E’ Possibile Un’Educazione Sessuale?
Agli adolescenti, più che dare spiegazioni tecniche, occorre parlare partendo dai turbamenti dell’anima
Volevo chiederle una delucidazione riguardo a quella sfera dell’educazione che riguarda la sessualità. Forse può rivelarsi un’opinione o una semplice impressione personale, ma mi sembra che nelle normali famiglie si cerchi sempre di eclissare il discorso quando si viene a discutere, lasciando quindi intravedere un leggero imbarazzo sia da parte dei genitori che dei figli.
Vengono perciò incentivati i corsi in cui una persona esperta, ma con la maschera dell’estraneo, può parlare liberamente di fronte ai bambini di tutto quello che in famiglia è difficile far venire fuori. Ora, mi chiedo, è giusto dal punto di vista educativo mantener viva questa afasia familiare e lasciare che sia un estraneo a compiere un lavoro che forse spetta ai genitori? Oppure è preferibile rompere le barriere del pudore attraverso un discorso che difficilmente si avvicina a far chiarezza in quella parte del nostro io che non è detto sia raggiungibile per tutti attraverso le stesse parole?
Anonimo
Lei dice bene che a proposito della sessualità non ci sono parole, perché la sessualità non appartiene all’io, ma a quella dimensione inconscia che Freud ha denominato Es, che ospita quelle pulsioni (la sessualità per la riproduzione e l’aggressività per la difesa della prole) che non rientrano nell’economia dell’io, ma in quella della specie. Per questo chiamiamo sessualità e aggressività “passioni”, perché l’io le patisce, non ne dispone, come del pensiero, del linguaggio, dell’azione, ma le subisce. In un certo senso potremmo dire, limitando il discorso a quanto lei mi chiede, che è la sessualità a disporre dell’io.
Anche Socrate, parlando nel Simposio di “le cose d’amore (tà aphrodisia)” dice che bisogna entrare in uno stato di dislocazione (a-topia) rispetto all’io, perché nelle cose d’amore si è in preda a una possessione (katakoché) su cui l’io non ha un grande potere e tantomeno trova le parole per esprimersi. Per questo Platone annovera l’erotica tra le forme della “follia” che lui chiama “divina”, in cui collassano il linguaggio e le parole dell’io. Per questo, scrive Platone: “Gli amanti che passano la vita insieme non sanno dire che cosa vogliono l’uno dall’altro. Non si può certo credere che solo per il commercio dei piaceri carnali essi provano una passione così ardente a essere insieme. E’ allora evidente che l’anima di ciascuno vuole altra cosa che non è capace di dire, e perciò la esprime con vaghi presagi, come divinando da un fondo enigmatico e buio” (Simposio, 192 c-d).

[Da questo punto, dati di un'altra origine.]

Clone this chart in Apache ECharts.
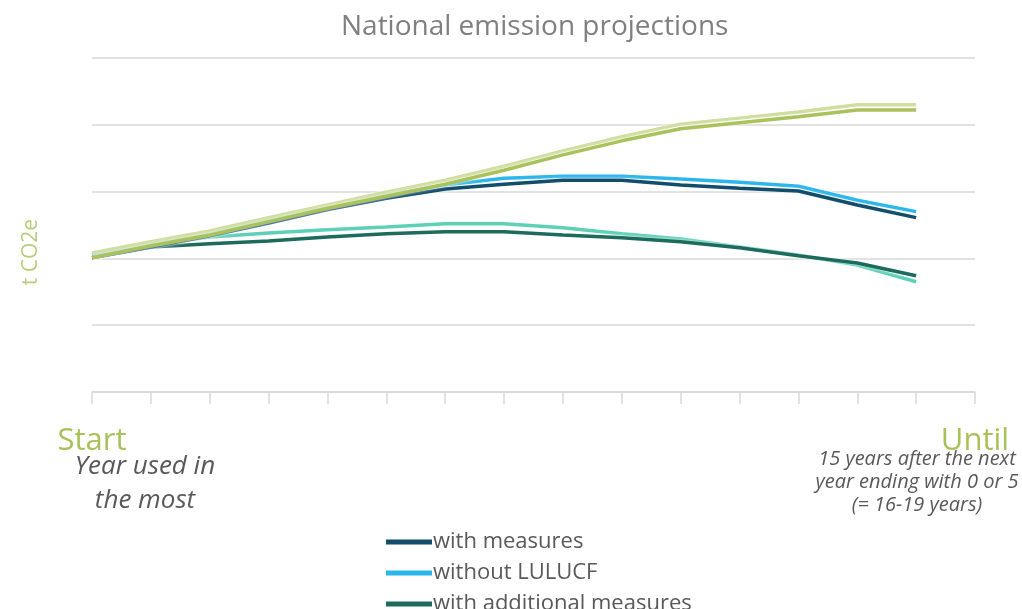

Se il linguaggio manca agli amanti, pensi un po’ se è a disposizione dei genitori e dei figli. Quanto agli esperti di educazione sessuale, questi possono spiegare le tecniche, mettere in guardia dai rischi che si possono correre, ma neppure loro riescono ad approdare a quel fondo enigmatico e buio di cui parla Platone e in cui la sessualità consiste. Anzi con i loro insegnamenti creano un’atmosfera a tal punto asessuata, che chi ascolta i loro discorsi non trova alcuna parentela con la passione che prova.
Se la sessualità appartiene alla follia che ci abita (come anche il linguaggio comune attesta quando dice: “mi fa impazzire”, “mi fai perdere la testa”), i discorsi razionali che vogliono spiegare con l’intenzione di educare hanno scarsa efficacia. Anche perché le spiegazioni non possono essere tecniche, mentre nell’adolescenza la sessualità si annuncia, come collasso della visione del mondo che si aveva prima della comparsa delle pulsioni sessuali, turbamento, disordine, sogno, incantamento, e talvolta anche dolore e disperazione. Di questo i genitori possono parlare quando intravvedono queste manifestazioni nei loro figli e, a partire da queste manifestazioni, possono attutirne l’inquietudine e il disagio, spiegando loro che tutto questo dipende dalla comparsa della sessualità. Allora il discorso è efficace, perché non parte dalla sessualità, ma dai turbamenti dell’anima per arrivare alla sessualità.
I misteri (e la sessualità è un mistero diverso per ciascuno di noi) non si spiegano, nei misteri ci si inoltra con la propria esperienza, col chiacchiericcio tra coetanei quando il desiderio insorge, la curiosità si acuisce, e non quando si impartisce una lezione in una classe. Senza tener conto delle diverse stagioni in cui la sessualità si manifesta negli adolescenti, prima come turbamento che come o gesto erotico. E soprattutto non collettivamente, ma singolarmente, perché il pudore, di cui la natura ha fornito la specie umana, va salvaguardato nelle cose d’amore.